Spokesperson to the Foreign Ministry of Iran, Abbas Mousavi has expressed Tehran's readiness to mediate and reduce tensions between its two neighboring states - Armenia and Azerbaijan, which soared from July 12.

"Iran believes that regional problems, especially the dispute between Armenia and Azerbaijan, should be resolved through dialogue, and we are ready to adopt a mediatory role in the conflict," Mousavi said at a conference in the northern province of Ardabil on July 16, according to Islamic Republic News Agency (IRNA).

Calling for further self-restraint by both sides, he added that the best way to ease tensions and reach a peaceful settlement of the conflict is efforts to bring viewpoints closer to each other.

Tensions between the two South Caucasus countries mounted on July 12 after Armenia's troops opened artillery fire on the border positions of the Azerbaijani army in the Tovuz region, in northwestern Azerbaijan.

The new escalation of a decades-long conflict between Armenia and Azerbaijan caused deaths on both sides. Azerbaijani troops lost 12 servicemen, including one general and one colonel until July 17. One civilian was also shot dead after the Armenian forces shelled at the Azerbaijani villages located near the border.

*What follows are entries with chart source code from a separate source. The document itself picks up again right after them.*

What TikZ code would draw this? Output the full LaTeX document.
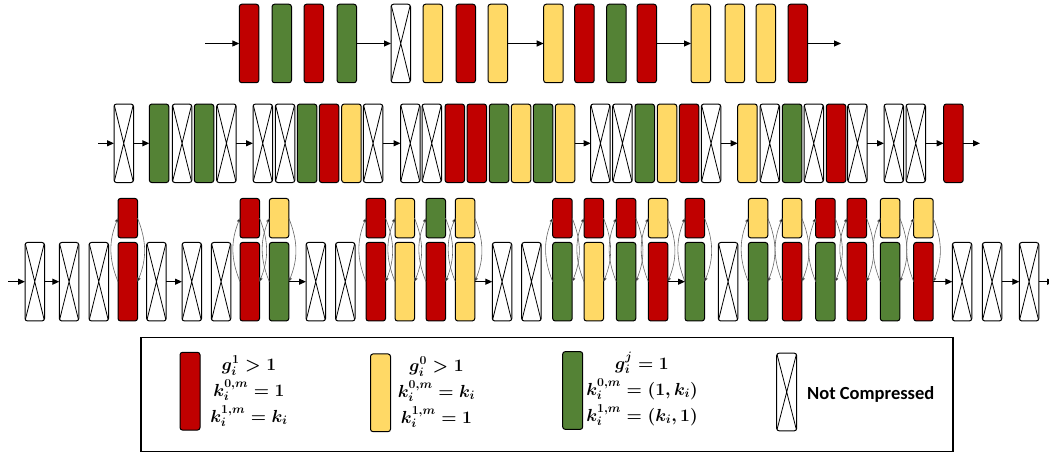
\RequirePackage{fix-cm}
\documentclass[tikz,border=0pt]{standalone}
\usepackage{fontspec}
\newfontfamily\calib{Carlito}
\usetikzlibrary{arrows.meta}
\definecolor{cR}{HTML}{C00000}
\definecolor{cG}{HTML}{548235}
\definecolor{cY}{HTML}{FFD966}
\begin{document}
\begin{tikzpicture}[x=1pt,y=-1pt,
  box/.style={draw=black, line width=1pt, rounded corners=2.5pt, minimum width=19.5pt, inner sep=0pt, outer sep=0pt},
  tallbox/.style={box, minimum height=78.5pt},
  upperbox/.style={box, minimum height=39.4pt},
  boxR/.style={fill=cR}, boxG/.style={fill=cG}, boxY/.style={fill=cY},
  boxX/.style={fill=white, path picture={\draw[line width=0.8pt] (path picture bounding box.north west) -- (path picture bounding box.south east) (path picture bounding box.north east) -- (path picture bounding box.south west);}},
  flowarrow/.style={line width=1.1pt, -{Triangle[length=7pt,width=6pt]}},
  looparrow/.style={line width=0.6pt, draw=black!60, -{Triangle[length=4pt,width=3.5pt,fill=black]}, bend left=22},
  legtext/.style={font=\fontsize{17.5}{26}\selectfont\boldmath, align=center, inner sep=0pt},
]
\useasboundingbox (0,0) rectangle (1049,454);
% Row 1
\foreach \x/\t [count=\i] in {239.3/R,272/G,304/R,337/G,391/X,423/Y,456/R,488/Y,543.7/Y,574.7/R,606.7/G,637/R,691/Y,725/Y,756/Y,788/R}
  \node[tallbox, box\t] (a\i) at (\x+9.75,43.5) {};
\coordinate (a0) at (205,43.5);
\coordinate (a17) at (841,43.5);
\draw[flowarrow] (a0) -- (a1.west);
\draw[flowarrow] (a4.east) -- (a5.west);
\draw[flowarrow] (a8.east) -- (a9.west);
\draw[flowarrow] (a12.east) -- (a13.west);
\draw[flowarrow] (a16.east) -- (a17);
% Row 2
\foreach \x/\t [count=\i] in {114/X,149.3/G,172.3/X,194.3/G,216.7/X,253/X,275.3/X,297.3/G,319.3/R,341.7/Y,363.3/X,400.5/X,422/X,445/R,467/R,489.3/G,511.3/Y,533.3/G,555.3/Y,590.7/X,612.7/X,635/G,657.3/Y,679.3/R,701.3/X,737.7/Y,760/X,782.3/G,804/X,826.3/R,847.7/X,884/X,906/X,943.7/R}
  \node[tallbox, box\t] (b\i) at (\x+9.75,143.3) {};
\coordinate (b0) at (98,143.3);
\coordinate (b35) at (980,143.3);
\draw[flowarrow] (b0) -- (b1.west);
\draw[flowarrow] (b1.east) -- (b2.west);
\draw[flowarrow] (b5.east) -- (b6.west);
\draw[flowarrow] (b11.east) -- (b12.west);
\draw[flowarrow] (b19.east) -- (b20.west);
\draw[flowarrow] (b25.east) -- (b26.west);
\draw[flowarrow] (b31.east) -- (b32.west);
\draw[flowarrow] (b33.east) -- (b34.west);
\draw[flowarrow] (b34.east) -- (b35);
% Row 3
\foreach \x/\t [count=\i] in {25/X,59.3/X,89/X,118/R,146.7/X,182/X,211.3/X,240/R,269.3/G,306/X,335.5/X,366/R,395/Y,426/R,455.3/Y,492.3/X,521.7/X,552.7/G,584/Y,616.3/G,648.3/R,685/G,718.3/X,748.3/G,782.3/R,815.7/G,847/R,880.3/G,913.7/R,952.3/X,982.3/X,1019.3/X}
  \node[tallbox, box\t] (c\i) at (\x+9.75,281.7) {};
\foreach \i/\t in {4/R,8/R,9/Y,12/R,13/Y,14/G,15/Y,18/R,19/R,20/R,21/Y,22/R,24/Y,25/Y,26/R,27/R,28/Y,29/Y}
  \node[upperbox, box\t] (u\i) at ([yshift=24.3pt]c\i.north) {};
\foreach \i in {4,8,9,12,13,14,15,18,19,20,21,22,24,25,26,27,28,29}{
  \draw[looparrow] (c\i.west) to (u\i.west);
  \draw[looparrow] (u\i.east) to (c\i.east);
}
\coordinate (c0) at (8,281.7);
\coordinate (c33) at (1054,281.7);
\draw[flowarrow] (c0) -- (c1.west);
\draw[flowarrow] (c1.east) -- (c2.west);
\draw[flowarrow] (c5.east) -- (c6.west);
\draw[flowarrow] (c9.east) -- (c10.west);
\draw[flowarrow] (c15.east) -- (c16.west);
\draw[flowarrow] (c21.east) -- (c22.west);
\draw[flowarrow] (c29.east) -- (c30.west);
\draw[flowarrow] (c31.east) -- (c32.west);
\draw[flowarrow] (c32.east) -- (c33);
% Legend
\node[draw, line width=1.8pt, minimum width=812pt, minimum height=114pt, inner sep=0pt] (legend) at (547.2,394.5) {};
\node[box, boxR, minimum height=77.7pt, minimum width=20pt] (lR) at (190,391.2) {};
\node[box, boxY, minimum height=77.7pt, minimum width=20pt] (lY) at (380.5,392.8) {};
\node[box, boxG, minimum height=77.7pt, minimum width=20pt] (lG) at (572.7,390.5) {};
\node[box, boxX, minimum height=77.7pt, minimum width=20pt] (lX) at (786.7,392) {};
\node[legtext] (tR) at (249,391) {$g_i^1 > 1$\\$k_i^{0,m} = 1$\\$k_i^{1,m} = k_i$};
\node[legtext] (tY) at (436.5,392) {$g_i^0 > 1$\\$k_i^{0,m} = k_i$\\$k_i^{1,m} = 1$};
\node[legtext] (tG) at (642,389) {$g_i^j = 1$\\$k_i^{0,m} = (1, k_i)$\\$k_i^{1,m} = (k_i, 1)$};
\node[font=\calib\bfseries\fontsize{18.5}{22}\selectfont, anchor=west, inner sep=0pt] (tX) at (807,394) {Not Compressed};
\end{tikzpicture}
\end{document}
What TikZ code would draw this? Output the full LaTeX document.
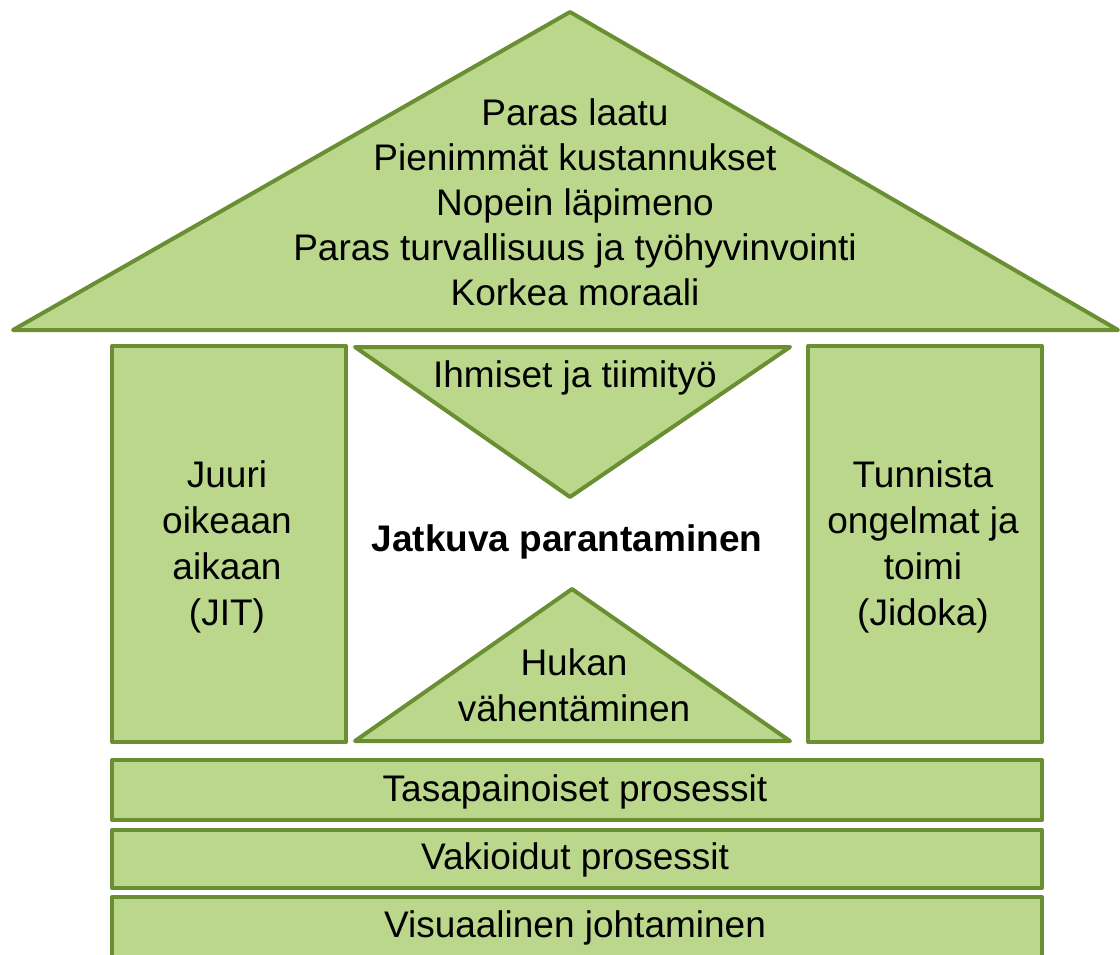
\documentclass[tikz,border=0pt]{standalone}
\usepackage{fontspec}
\setmainfont{Liberation Sans}
\definecolor{leaf}{RGB}{187,215,140}
\definecolor{olive}{RGB}{106,142,50}
\tikzset{
  part/.style={draw=olive,fill=leaf,line width=4pt,line join=round},
  boxpart/.style={part,rectangle,inner sep=0pt,anchor=north west},
  txt/.style={align=center,font=\fontsize{37}{45}\selectfont,inner sep=0pt},
  ptxt/.style={align=center,font=\fontsize{37}{46}\selectfont,inner sep=0pt}
}
\begin{document}
\begin{tikzpicture}[x=1pt,y=-1pt]
\clip (0,0) rectangle (1120,954);
\useasboundingbox (0,0) rectangle (1120,954);
% roof
\draw[part] (570,12) -- (1118,330) -- (13,330) -- cycle;
\node[txt] (roof) at (575,202) {Paras laatu\\Pienimmät kustannukset\\Nopein läpimeno\\Paras turvallisuus ja työhyvinvointi\\Korkea moraali};
% pillars
\node[boxpart,minimum width=234pt,minimum height=396pt] (jit) at (110,344) {};
\node[ptxt] (jittxt) at (227,547) {Juuri\\oikeaan\\aikaan\\(JIT)};
\node[boxpart,minimum width=234pt,minimum height=396pt] (jid) at (806,344) {};
\node[ptxt] (jidtxt) at (923,547) {Tunnista\\ongelmat ja\\toimi\\(Jidoka)};
% inner triangles
\draw[part] (355,347) -- (790,347) -- (570,497) -- cycle;
\node[txt] (ihm) at (575,378) {Ihmiset ja tiimityö};
\draw[part] (355,741) -- (790,741) -- (572,589) -- cycle;
\node[ptxt] (huk) at (574,685) {Hukan\\vähentäminen};
\node[txt,font=\bfseries\fontsize{37}{45}\selectfont] (jat) at (567,542) {Jatkuva parantaminen};
% foundation bars
\node[boxpart,minimum width=930pt,minimum height=60pt] (b1) at (110,758) {};
\node[txt] (b1t) at (575,792) {Tasapainoiset prosessit};
\node[boxpart,minimum width=930pt,minimum height=58pt] (b2) at (110,828) {};
\node[txt] (b2t) at (575,860) {Vakioidut prosessit};
\node[boxpart,minimum width=930pt,minimum height=70pt] (b3) at (110,895) {};
\node[txt] (b3t) at (575,928) {Visuaalinen johtaminen};
\end{tikzpicture}
\end{document}
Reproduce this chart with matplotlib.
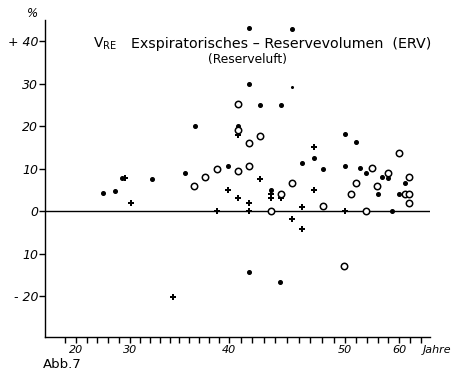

Armenian authorities confirmed four deaths, including one major and one captain throughout the armed clashes. Twenty more have been injured, according to Yerevan's Defense Ministry. However, social media users in the country claimed that the government is deliberately hiding real numbers, which they believe is more than 30, of which seven are said to be officers.

Hikmet Hajiyev, an aide to the president of Azerbaijan, Head of the Foreign Policy Affairs Department of the Presidential Administration, described Armenia's attack on the positions of Azerbaijani armed forces as an act of aggression and provocation from Yerevan.

"The provocation by Armenia, perpetrated along the border, is yet another evidence that the official Yerevan is disinterested in the negotiated settlement of the Armenia-Azerbaijan conflict," Hajiyev said on July 12.

In a phone conversation with his Azerbaijani counterpart on July 14, Iranian Foreign Minister Mohammad Javad Zarif noted that Iran is always ready to support furthering the settlement of the conflict.

"The protection of the territorial integrity of the Republic of Azerbaijan is a regional strategy of the Islamic Republic of Iran," Zarif underlined, according to the official website of the Azerbaijani foreign ministry.

Meanwhile, another neighboring country, the Turkish Foreign Ministry blamed Armenia for blocking efforts to resolve the conflict and ensure peace in the South Caucasus by illegally occupying Azerbaijani lands, urging Yerevan "to come to senses and comprehend, as soon as possible, that they should be part of the solutions, not problems, in the South Caucasus".

Tensions between Armenia and Azerbaijan have remained high over the last three decades following a four-year full-scale war in the early 1990s. Armenia launched an all-out military campaign to occupy Azerbaijan’s Nagorno-Karabakh region, where partial ethnic Armenian population lived side by side indigenous Azerbaijanis.

The full-scale war that lasted until a ceasefire in 1994 resulted in Armenia occupying 20 percent of Azerbaijan's sovereign territory, including the entire Nagorno-Karabakh region and seven surrounding districts. Armenian troops killed over 30,000 ethnic Azerbaijanis, including 613 that was massacred in the city of Khojaly. As a result of the brutal ethnic cleansing policy, more than 1 million Azerbaijanis have become refugees and internally displaced persons.

In 1993, the United Nations Security Council adopted four resolutions demanding the immediate withdrawal of the occupying forces from Azerbaijani lands and the return of internally displaced Azerbaijanis to their ancestral lands. All four legally binding documents go unfulfilled by Armenia to date.